*What this task involves*:
All of the material below is to be restated word for word, apart from the pictures.

*Information supplied*:
------------------------------

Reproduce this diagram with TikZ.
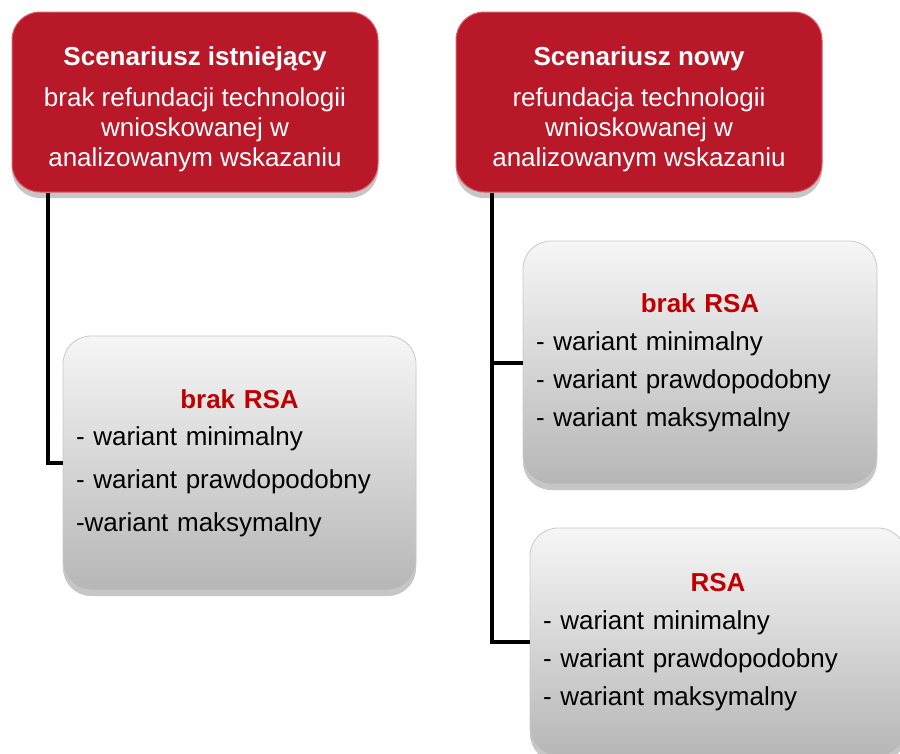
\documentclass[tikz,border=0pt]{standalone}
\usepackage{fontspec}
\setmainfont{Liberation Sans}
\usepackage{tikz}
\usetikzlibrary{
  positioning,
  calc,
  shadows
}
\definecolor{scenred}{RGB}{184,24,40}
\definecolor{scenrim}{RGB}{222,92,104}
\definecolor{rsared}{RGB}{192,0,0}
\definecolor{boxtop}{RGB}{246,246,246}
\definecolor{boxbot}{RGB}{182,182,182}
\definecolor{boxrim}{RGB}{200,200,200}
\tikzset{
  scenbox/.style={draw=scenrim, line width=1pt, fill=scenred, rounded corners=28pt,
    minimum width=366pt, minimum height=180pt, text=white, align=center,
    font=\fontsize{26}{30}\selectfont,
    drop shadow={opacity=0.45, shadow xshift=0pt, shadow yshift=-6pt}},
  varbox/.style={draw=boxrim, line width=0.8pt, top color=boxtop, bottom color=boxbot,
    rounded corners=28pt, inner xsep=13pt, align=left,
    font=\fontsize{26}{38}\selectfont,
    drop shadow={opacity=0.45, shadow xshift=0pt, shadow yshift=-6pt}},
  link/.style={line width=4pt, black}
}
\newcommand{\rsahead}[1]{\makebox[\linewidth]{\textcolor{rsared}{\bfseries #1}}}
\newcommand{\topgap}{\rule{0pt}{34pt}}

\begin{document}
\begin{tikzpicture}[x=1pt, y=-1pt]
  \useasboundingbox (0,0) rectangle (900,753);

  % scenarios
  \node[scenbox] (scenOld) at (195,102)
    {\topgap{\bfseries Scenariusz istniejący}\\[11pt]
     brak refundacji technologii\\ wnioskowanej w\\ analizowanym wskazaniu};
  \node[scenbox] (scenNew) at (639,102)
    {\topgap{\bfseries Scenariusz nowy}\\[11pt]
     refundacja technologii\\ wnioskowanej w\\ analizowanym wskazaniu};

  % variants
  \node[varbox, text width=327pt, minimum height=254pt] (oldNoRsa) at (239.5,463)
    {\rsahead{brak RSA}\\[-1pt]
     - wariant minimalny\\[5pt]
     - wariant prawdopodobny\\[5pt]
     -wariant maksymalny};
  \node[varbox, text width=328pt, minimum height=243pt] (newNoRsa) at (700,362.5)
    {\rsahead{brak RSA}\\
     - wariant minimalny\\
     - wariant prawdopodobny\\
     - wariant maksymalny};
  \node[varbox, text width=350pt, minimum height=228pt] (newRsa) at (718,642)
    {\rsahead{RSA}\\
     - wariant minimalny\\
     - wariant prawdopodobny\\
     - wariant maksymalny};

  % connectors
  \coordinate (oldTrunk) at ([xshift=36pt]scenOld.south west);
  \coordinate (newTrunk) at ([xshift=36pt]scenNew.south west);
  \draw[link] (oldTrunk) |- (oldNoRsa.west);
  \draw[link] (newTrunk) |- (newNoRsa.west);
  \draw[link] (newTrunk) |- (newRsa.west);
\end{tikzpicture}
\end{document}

------------------------------

*Completed task*:
Reproduce this diagram with TikZ.
\documentclass[tikz,border=0pt]{standalone}
\usepackage{fontspec}
\setmainfont{Liberation Sans}
\usepackage{tikz}
\usetikzlibrary{
  positioning,
  calc,
  shadows
}
\definecolor{scenred}{RGB}{184,24,40}
\definecolor{scenrim}{RGB}{222,92,104}
\definecolor{rsared}{RGB}{192,0,0}
\definecolor{boxtop}{RGB}{246,246,246}
\definecolor{boxbot}{RGB}{182,182,182}
\definecolor{boxrim}{RGB}{200,200,200}
\tikzset{
  scenbox/.style={draw=scenrim, line width=1pt, fill=scenred, rounded corners=28pt,
    minimum width=366pt, minimum height=180pt, text=white, align=center,
    font=\fontsize{26}{30}\selectfont,
    drop shadow={opacity=0.45, shadow xshift=0pt, shadow yshift=-6pt}},
  varbox/.style={draw=boxrim, line width=0.8pt, top color=boxtop, bottom color=boxbot,
    rounded corners=28pt, inner xsep=13pt, align=left,
    font=\fontsize{26}{38}\selectfont,
    drop shadow={opacity=0.45, shadow xshift=0pt, shadow yshift=-6pt}},
  link/.style={line width=4pt, black}
}
\newcommand{\rsahead}[1]{\makebox[\linewidth]{\textcolor{rsared}{\bfseries #1}}}
\newcommand{\topgap}{\rule{0pt}{34pt}}

\begin{document}
\begin{tikzpicture}[x=1pt, y=-1pt]
  \useasboundingbox (0,0) rectangle (900,753);

  % scenarios
  \node[scenbox] (scenOld) at (195,102)
    {\topgap{\bfseries Scenariusz istniejący}\\[11pt]
     brak refundacji technologii\\ wnioskowanej w\\ analizowanym wskazaniu};
  \node[scenbox] (scenNew) at (639,102)
    {\topgap{\bfseries Scenariusz nowy}\\[11pt]
     refundacja technologii\\ wnioskowanej w\\ analizowanym wskazaniu};

  % variants
  \node[varbox, text width=327pt, minimum height=254pt] (oldNoRsa) at (239.5,463)
    {\rsahead{brak RSA}\\[-1pt]
     - wariant minimalny\\[5pt]
     - wariant prawdopodobny\\[5pt]
     -wariant maksymalny};
  \node[varbox, text width=328pt, minimum height=243pt] (newNoRsa) at (700,362.5)
    {\rsahead{brak RSA}\\
     - wariant minimalny\\
     - wariant prawdopodobny\\
     - wariant maksymalny};
  \node[varbox, text width=350pt, minimum height=228pt] (newRsa) at (718,642)
    {\rsahead{RSA}\\
     - wariant minimalny\\
     - wariant prawdopodobny\\
     - wariant maksymalny};

  % connectors
  \coordinate (oldTrunk) at ([xshift=36pt]scenOld.south west);
  \coordinate (newTrunk) at ([xshift=36pt]scenNew.south west);
  \draw[link] (oldTrunk) |- (oldNoRsa.west);
  \draw[link] (newTrunk) |- (newNoRsa.west);
  \draw[link] (newTrunk) |- (newRsa.west);
\end{tikzpicture}
\end{document}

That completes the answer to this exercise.